То, что сейчас в фокусе федерального центра оказалась инфраструктура, а не сами курортные стройки, позволяет предположить, что риски возобновления земельных конфликтов отодвинуты на потом. Ближайшим практическим результатом курортных планов федерального центра на Северном Кавказе, с какой бы целью они бы на данном этапе ни задумывались, будет дополнительный «подкорм» узких групп местной элиты, которые допустят к освоению средств на инфраструктуру. Так еще больше укрепится статус-кво, при котором эти группы получают неограниченную поддержку федерального центра как плату за сохранение относительной стабильности в своих республиках.

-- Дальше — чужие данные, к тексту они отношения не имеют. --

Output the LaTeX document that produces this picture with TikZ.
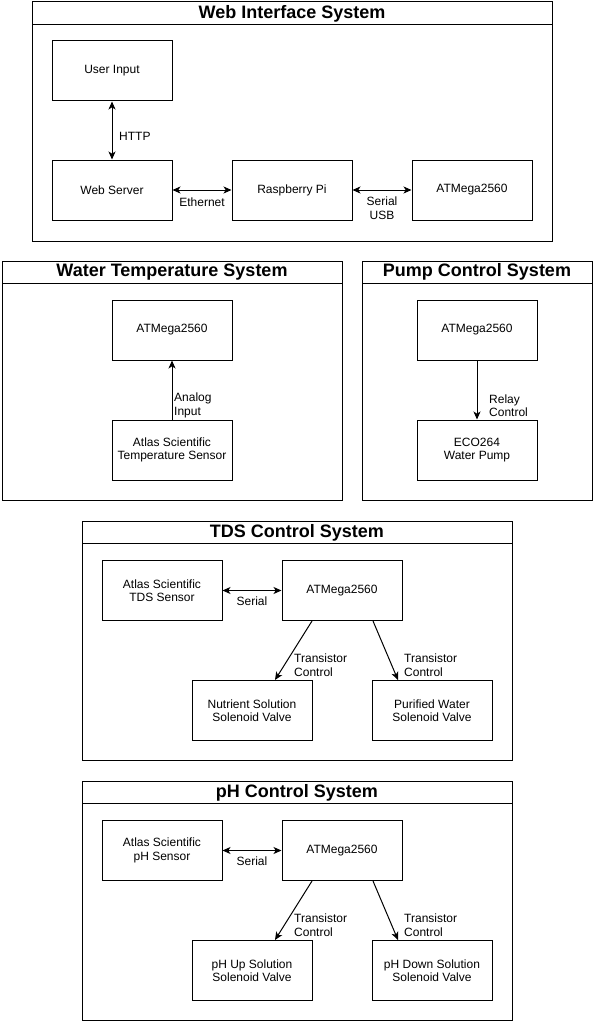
\documentclass[tikz,border=0pt]{standalone}
\usepackage{fontspec}
\setmainfont{Liberation Sans}
\usetikzlibrary{arrows.meta,calc}
\begin{document}
\begin{tikzpicture}[x=1pt,y=-1pt,
  box/.style={draw,line width=1pt,minimum width=120pt,minimum height=60pt,inner sep=0pt,align=center,font=\fontsize{12}{13.5}\selectfont},
  frame/.style={draw,line width=1pt},
  ttl/.style={font=\fontsize{18}{20}\selectfont\bfseries,inner sep=0pt},
  lbl/.style={font=\fontsize{12}{13.5}\selectfont,inner sep=0pt,align=left,anchor=west},
  lblc/.style={font=\fontsize{12}{13.5}\selectfont,inner sep=0pt,align=center},
  conn/.style={line width=1pt,-{Stealth[length=8pt,width=7pt,inset=2.2pt]}},
  biconn/.style={line width=1pt,{Stealth[length=8pt,width=7pt,inset=2.2pt]}-{Stealth[length=8pt,width=7pt,inset=2.2pt]}},
]
\useasboundingbox (0,0) rectangle (594,1022);

% ---------- Web Interface System ----------
\draw[frame] (32,2) rectangle (552,241);
\draw[frame] (32,25) -- (552,25);
\node[ttl] (tweb) at (292,13.5) {Web Interface System};
\node[box] (userin) at (112,71) {User Input};
\node[box] (websrv) at (112,190) {Web Server};
\node[box] (rpi) at (292,190) {Raspberry Pi};
\node[box] (atmw1) at (472,190) {ATMega2560};
\draw[biconn] (userin.south) -- (websrv.north);
\node[lbl] (lhttp) at (119,136) {HTTP};
\draw[biconn] (websrv.east) -- (rpi.west);
\node[lblc] (leth) at (202,202) {Ethernet};
\draw[biconn] (rpi.east) -- (atmw1.west);
\node[lblc] (lsusb) at (382,208) {Serial\\USB};

% ---------- Water Temperature System ----------
\draw[frame] (2,261) rectangle (342,500);
\draw[frame] (2,283.5) -- (342,283.5);
\node[ttl] (twat) at (172,272) {Water Temperature System};
\node[box] (atmwt) at (172,330) {ATMega2560};
\node[box] (tsens) at (172,450) {Atlas Scientific\\Temperature Sensor};
\draw[conn] (tsens.north) -- (atmwt.south);
\node[lbl] (lana) at (174,405.5) {Analog\\Input};

% ---------- Pump Control System ----------
\draw[frame] (362,261) rectangle (592,500);
\draw[frame] (362,283.5) -- (592,283.5);
\node[ttl] (tpump) at (477,272) {Pump Control System};
\node[box] (atmp) at (477,330) {ATMega2560};
\node[box] (pump) at (477,450) {ECO264\\Water Pump};
\draw[conn] (atmp.south) -- (pump.north);
\node[lbl] (lrel) at (489,405.5) {Relay\\Control};

% ---------- TDS Control System ----------
\draw[frame] (82,521) rectangle (512,760);
\draw[frame] (82,543.5) -- (512,543.5);
\node[ttl] (ttds) at (297,532.5) {TDS Control System};
\node[box] (tdss) at (162,590.5) {Atlas Scientific\\TDS Sensor};
\node[box] (atmt) at (342,590.5) {ATMega2560};
\node[box] (nutr) at (252,710.5) {Nutrient Solution\\Solenoid Valve};
\node[box] (puri) at (432,710.5) {Purified Water\\Solenoid Valve};
\draw[biconn] (tdss.east) -- (atmt.west);
\node[lblc] (lser1) at (252,601) {Serial};
\coordinate (t1s) at ($(atmt.south)+(-30,0)$);
\coordinate (t1e) at ($(nutr.north)+(23,0)$);
\coordinate (t2s) at ($(atmt.south)+(31,0)$);
\coordinate (t2e) at ($(puri.north)+(-34,0)$);
\draw[conn] (t1s) -- (t1e);
\draw[conn] (t2s) -- (t2e);
\node[lbl] (ltr1) at (294,665) {Transistor\\Control};
\node[lbl] (ltr2) at (404,665) {Transistor\\Control};

% ---------- pH Control System ----------
\draw[frame] (82,781) rectangle (512,1020);
\draw[frame] (82,803.5) -- (512,803.5);
\node[ttl] (tph) at (297,792.5) {pH Control System};
\node[box] (phs) at (162,850.5) {Atlas Scientific\\pH Sensor};
\node[box] (atmh) at (342,850.5) {ATMega2560};
\node[box] (phup) at (252,970.5) {pH Up Solution\\Solenoid Valve};
\node[box] (phdn) at (432,970.5) {pH Down Solution\\Solenoid Valve};
\draw[biconn] (phs.east) -- (atmh.west);
\node[lblc] (lser2) at (252,861) {Serial};
\coordinate (h1s) at ($(atmh.south)+(-30,0)$);
\coordinate (h1e) at ($(phup.north)+(23,0)$);
\coordinate (h2s) at ($(atmh.south)+(31,0)$);
\coordinate (h2e) at ($(phdn.north)+(-34,0)$);
\draw[conn] (h1s) -- (h1e);
\draw[conn] (h2s) -- (h2e);
\node[lbl] (ltr3) at (294,925) {Transistor\\Control};
\node[lbl] (ltr4) at (404,925) {Transistor\\Control};
\end{tikzpicture}
\end{document}
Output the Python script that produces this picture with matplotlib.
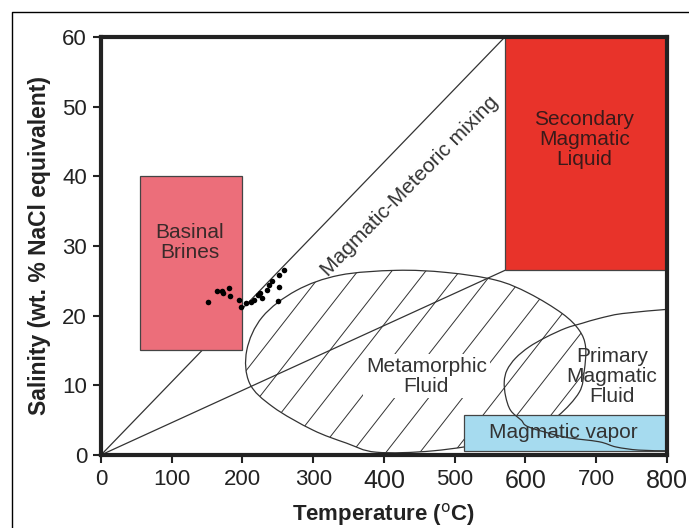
import matplotlib
matplotlib.use("Agg")
import matplotlib.pyplot as plt
import numpy as np
from matplotlib.patches import Rectangle, PathPatch
from matplotlib.path import Path
from matplotlib.lines import Line2D

plt.rcParams["font.family"] = ["Liberation Sans", "DejaVu Sans"]

# fluid inclusion data (temperature, salinity)
temp = [151, 164, 171, 172, 181, 183, 195, 198, 212, 216, 222, 225, 234, 238,
        242, 251, 251, 258, 250, 205, 228]
salin = [22.0, 23.6, 23.6, 23.2, 23.9, 22.8, 22.3, 21.3, 22.0, 22.2, 22.9, 23.3,
         23.7, 24.4, 25.0, 24.1, 25.9, 26.6, 22.1, 21.8, 22.6]

# field boxes: (xmin, xmax, ymin, ymax)
basinal = (55, 200, 15, 40)
secondary = (571, 800, 26.5, 60)
vapor = (513, 800, 0.6, 5.7)

# mixing lines end points
upper_end = (571, 60)
lower_end = (571, 26.5)

# metamorphic fluid outline
meta_x = [206, 228, 276, 337, 417, 488, 558, 605, 652, 676, 685, 683, 676, 647,
          615, 560, 470, 389, 347, 299, 243, 210]
meta_y = [15.0, 19.8, 23.6, 25.8, 26.5, 26.2, 25.1, 23.2, 20.3, 17.9, 15.5, 12.0,
          9.0, 5.7, 3.8, 2.0, 0.6, 0.4, 1.7, 3.6, 6.9, 10.3]

# primary magmatic fluid boundary
prim_x = [800, 737, 704, 680, 657, 629, 605, 586, 574, 570, 572, 579, 594, 605,
          654, 704, 728, 760, 800]
prim_y = [20.9, 20.3, 19.6, 18.9, 18.2, 16.9, 15.5, 13.9, 12.2, 10.5, 8.4, 6.4,
          5.0, 4.0, 2.6, 1.9, 1.15, 0.7, 0.6]


def smooth_path(xs, ys, closed=False):
    p = np.column_stack([xs, ys]).astype(float)
    n = len(p)
    verts = [p[0]]
    codes = [Path.MOVETO]
    segs = n if closed else n - 1
    for i in range(segs):
        p0 = p[(i - 1) % n] if (closed or i > 0) else p[i]
        p1 = p[i % n]
        p2 = p[(i + 1) % n]
        p3 = p[(i + 2) % n] if (closed or i + 2 < n) else p2
        c1 = p1 + (p2 - p0) / 6.0
        c2 = p2 - (p3 - p1) / 6.0
        verts += [c1, c2, p2]
        codes += [Path.CURVE4] * 3
    if closed:
        verts.append(p[0])
        codes.append(Path.CLOSEPOLY)
    return Path(verts, codes)


fig = plt.figure(figsize=(6.89, 5.28), dpi=100)
ax = fig.add_axes([0.1466, 0.1383, 0.8214, 0.7917])
ax.set_xlim(0, 800)
ax.set_ylim(0, 60)

lc = "#333333"
tc = "#333333"

# mixing lines
ax.plot([0, upper_end[0]], [0, upper_end[1]], color=lc, lw=0.9, zorder=2)
ax.plot([0, lower_end[0]], [0, lower_end[1]], color=lc, lw=0.9, zorder=2)

# metamorphic field with hatching
meta_path = smooth_path(meta_x, meta_y, closed=True)
meta = PathPatch(meta_path, facecolor="none", edgecolor=lc, lw=0.9, zorder=2)
ax.add_patch(meta)
slope = 0.13
for x0 in range(64, 700, 48):
    ln, = ax.plot([x0, x0 + 30 / slope], [0, 30], color=lc, lw=0.7, zorder=1.5)
    ln.set_clip_path(meta)

# boxes
for (x1, x2, y1, y2), fc in [(basinal, "#ec6e7a"), (secondary, "#e8332a"),
                             (vapor, "#a6dbef")]:
    ax.add_patch(Rectangle((x1, y1), x2 - x1, y2 - y1, facecolor=fc,
                           edgecolor="#444444", lw=0.9, zorder=3))

# primary magmatic fluid boundary
prim = PathPatch(smooth_path(prim_x, prim_y), facecolor="none", edgecolor=lc,
                 lw=0.9, zorder=4)
ax.add_patch(prim)

ax.scatter(temp, salin, s=16, color="black", zorder=5, linewidths=0)

fs = 15
ax.text(125, 30.5, "Basinal\nBrines", ha="center", va="center", fontsize=fs,
        color="#3a2a2a", linespacing=1.1, zorder=6)
ax.text(683, 45.3, "Secondary\nMagmatic\nLiquid", ha="center", va="center",
        fontsize=fs, color="#3a1a1a", linespacing=1.05, zorder=6)
ax.text(437, 38.5, "Magmatic-Meteoric mixing", ha="center", va="center",
        fontsize=fs, color=tc, rotation=45.5, rotation_mode="anchor", zorder=6)
ax.text(460, 11.3, "Metamorphic\nFluid", ha="center", va="center", fontsize=fs,
        color=tc, linespacing=1.05, zorder=6,
        bbox=dict(facecolor="white", edgecolor="none", pad=2))
ax.text(722, 11.3, "Primary\nMagmatic\nFluid", ha="center", va="center",
        fontsize=fs, color=tc, linespacing=1.05, zorder=6)
ax.text(654, 3.2, "Magmatic vapor", ha="center", va="center", fontsize=fs,
        color=tc, zorder=6)

ax.set_xticks(range(0, 801, 100))
ax.set_yticks(range(0, 61, 10))
ax.tick_params(direction="out", length=6, width=1.5, labelsize=16,
               colors="#222222", pad=4)
for lab in ax.get_xticklabels():
    if lab.get_text() in ("400", "600", "800"):
        lab.set_fontsize(18)
for sp in ax.spines.values():
    sp.set_linewidth(3)
    sp.set_color("#222222")
    sp.set_zorder(7)

ax.set_xlabel("Temperature ($^{\\rm o}$C)", fontsize=16, fontweight="bold",
              color="#222222", labelpad=6)
ax.set_ylabel("Salinity (wt. % NaCl equivalent)", fontsize=16.5,
              fontweight="bold", color="#222222", labelpad=8)

# outer frame of the original figure
fx = 12 / 689
fy = 1 - 12 / 528
fig.add_artist(Line2D([fx, fx, 1], [0, fy, fy], color="black", lw=1,
                      transform=fig.transFigure))

fig.savefig("out.png", dpi=100)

Здесь, однако, имеется одна ловушка. Шанс получать и впредь такую неограниченную «свободу рук» северокавказские власти сохраняют, покуда угроза серьезной дестабилизации в их регионах все же есть. Стало быть, наличие такой угрозы — в их интересах, но никак не в интересах курортных проектов, для которых важно в конце концов все же привлечь в регион туристов. Последняя оговорка, впрочем, имеет смысл, только если цель «переключить» турпотоки на Кавказ всерьез кем-то ставится.